- Education: Lindenwood University
- Occupation: Politician
- Years active: 2019 – 2023
- Known for: Youngest ever member of the Island Council of Saba
- Political party: Windward Islands People's Movement

= Esmeralda Johnson =

Saba Island politician

Esmeralda Johnson is a politician from Saba, and former member of the Saba Island Council for the Windward Islands People's Movement. She held this post since 28 March 2019 when, at age 21, she became the youngest person to serve in that capacity.

==Biography==
Johnson graduated from Lindenwood University in 2018 with a BA in Mathematics and Economics. In 2019, aged 21 years old, Johnson ran for election to a seat on the Island Council of Saba. She was the youngest female candidate to ever take part in the Saba Island elections. She is a member of the Windward Islands People's Movement.' Her campaign focused on the issues of youth empowerment, education and women's rights.
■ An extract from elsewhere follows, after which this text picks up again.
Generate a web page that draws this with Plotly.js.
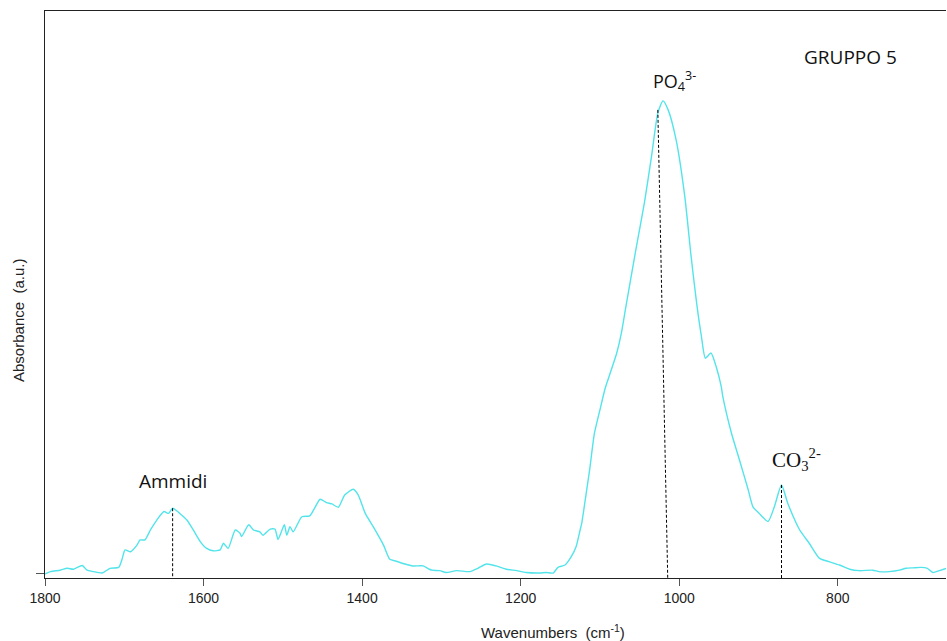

In May 2019, she was elected to a council seat with 39 votes. With her election, she became the youngest ever member of the Island Council of Saba. She is also the only female member of the current iteration of the council. Her grandfather, David Johnson was also a member of the island council; he was elected in 1979.

In June 2021, Johnson visited the Netherlands as part of a delegation from Saba Island. Issues that the group wanted clarification on from the Dutch government included development, agricultural investment, transport links with Sint Maarten, educational investment, and affordable banking. In September 2021, she was part of a delegation that visited Bonaire where members of both island councils discussed issues such as access to medical care.